How to Scan Your Room with iPhone LiDAR: A Complete Guide
What is LiDAR and Why Does It Matter for Home Design?
LiDAR (Light Detection and Ranging) is a sensor that fires thousands of infrared light pulses per second, measuring how long each takes to bounce back. The result: a precise 3D point cloud of your surroundings — accurate to within a few millimeters.
Apple introduced LiDAR on the iPhone 12 Pro in 2020. Since then, every Pro-tier iPhone and iPad Pro has included one. But most people never use it beyond faster autofocus in low light. That's a missed opportunity.
When it comes to home renovation, LiDAR changes everything. Instead of measuring rooms with a tape measure (and inevitably getting something wrong), you can capture an entire space — walls, windows, alcoves, ceiling height — in a single scan.
Which iPhones Have LiDAR?
Not every iPhone has the sensor. Here's the complete list:
- iPhone 12 Pro / Pro Max (2020)
- iPhone 13 Pro / Pro Max (2021)
- iPhone 14 Pro / Pro Max (2022)
- iPhone 15 Pro / Pro Max (2023)
- iPhone 16 Pro / Pro Max (2024)
- All iPad Pro models from 2020 onwards
How a LiDAR Room Scan Works
A typical room scan takes 30–60 seconds. Here's what happens:
- Point your phone around the room. Walk slowly, sweeping the device across walls, floors, and ceilings. The LiDAR sensor captures depth data while the camera records color and texture.
- The software builds a mesh. Thousands of depth points are stitched together into a 3D mesh — a digital twin of your room with accurate dimensions.
- Surfaces are classified. Modern apps use machine learning to identify walls, floors, windows, doors, and furniture. This means the software understands what it's looking at, not just the shape.
- You get a usable floor plan. The scan converts into measurements you can work with: room dimensions, window placements, door swing directions, and open floor area.
Why Tape Measures Fall Short
The traditional approach to measuring a room involves a tape measure, a notepad, and a lot of back-and-forth:
- Human error is inevitable. Off-by-an-inch measurements compound. A sofa that "should fit" doesn't. A shelf unit blocks a window by 3 cm. These mistakes cost time and money.
- You can't capture the full picture. A tape measure gives you length × width. It doesn't capture alcoves, irregular walls, ceiling slopes, or the exact position of outlets and radiators.
- Sharing is painful. A hand-drawn sketch doesn't translate well when you're shopping online or working with a designer.
What Can You Do with a Room Scan?
Once you have a 3D model of your room, the possibilities open up:
- Try furniture before you buy. Place photorealistic 3D models of real products in your scanned room. See exactly how a specific IKEA bookshelf or CB2 sofa looks in your space — not in a showroom.
- Experiment with layouts. Move furniture around digitally until you find the perfect arrangement. No heavy lifting required.
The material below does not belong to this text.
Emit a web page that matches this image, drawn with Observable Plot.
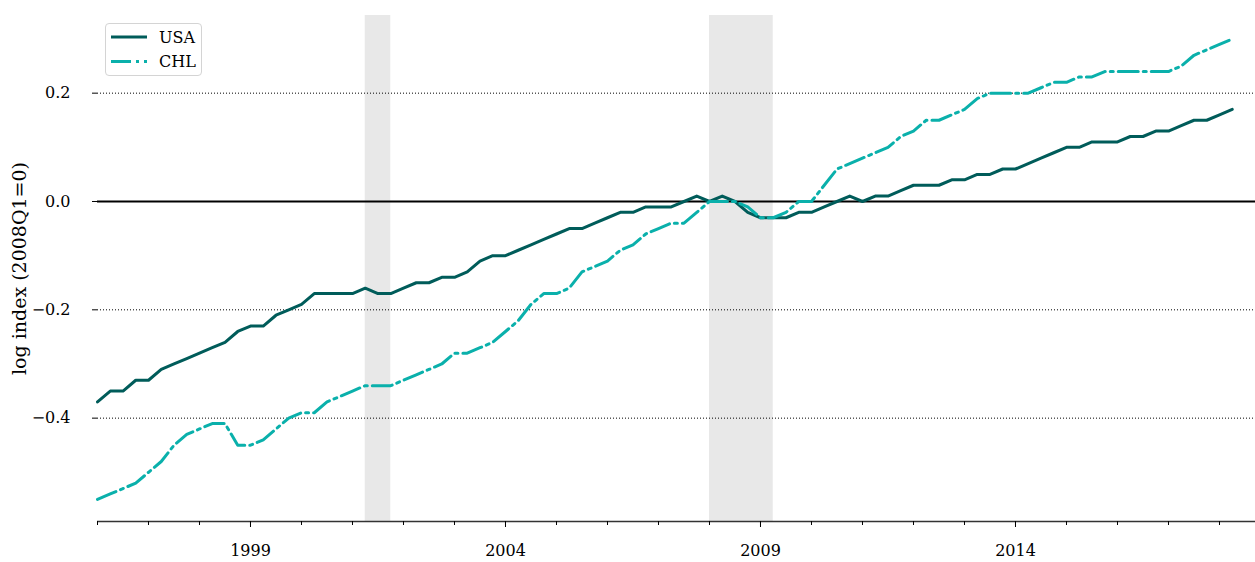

- Get accurate measurements. Know the exact distance between any two points in your room. No more "will it fit?" anxiety.
- Share with contractors. Send a 3D model to a painter, electrician, or interior designer. They'll understand your space instantly.
Tips for a Better Room Scan
- Good lighting helps. LiDAR works in any lighting, but the RGB camera needs decent light for accurate textures.
- Move slowly. Fast movements cause tracking loss. Steady, deliberate sweeps produce the best results.
- Cover every surface. Don't forget the ceiling, corners, and behind doors. The more complete your scan, the more useful it is.
- Clear the floor. Shoes, bags, and clutter create noise in the scan. A tidy room produces a cleaner 3D model.
The Bottom Line
Your iPhone's LiDAR sensor is the most underused tool in your renovation toolkit. A 60-second scan gives you more spatial data than an hour with a tape measure — and it's accurate enough for real purchasing decisions.
The technology is there. The question is what you do with the scan. That's where AI-powered design tools come in, turning your raw room data into actionable design choices.Frequently Asked Questions
- Which iPhones have LiDAR for room scanning?
- iPhone 12 Pro and later Pro models, plus all iPad Pro models from 2020 onwards, include a LiDAR scanner capable of 3D room mapping.
- How long does a LiDAR room scan take?
- A typical room scan takes 30–60 seconds. Walk slowly around the room while pointing your device at walls, floors, and ceilings.
- Is LiDAR more accurate than a tape measure?
- Yes. LiDAR captures millimeter-precise 3D geometry of your entire room in one pass, including alcoves, windows, and ceiling height — details a tape measure easily misses.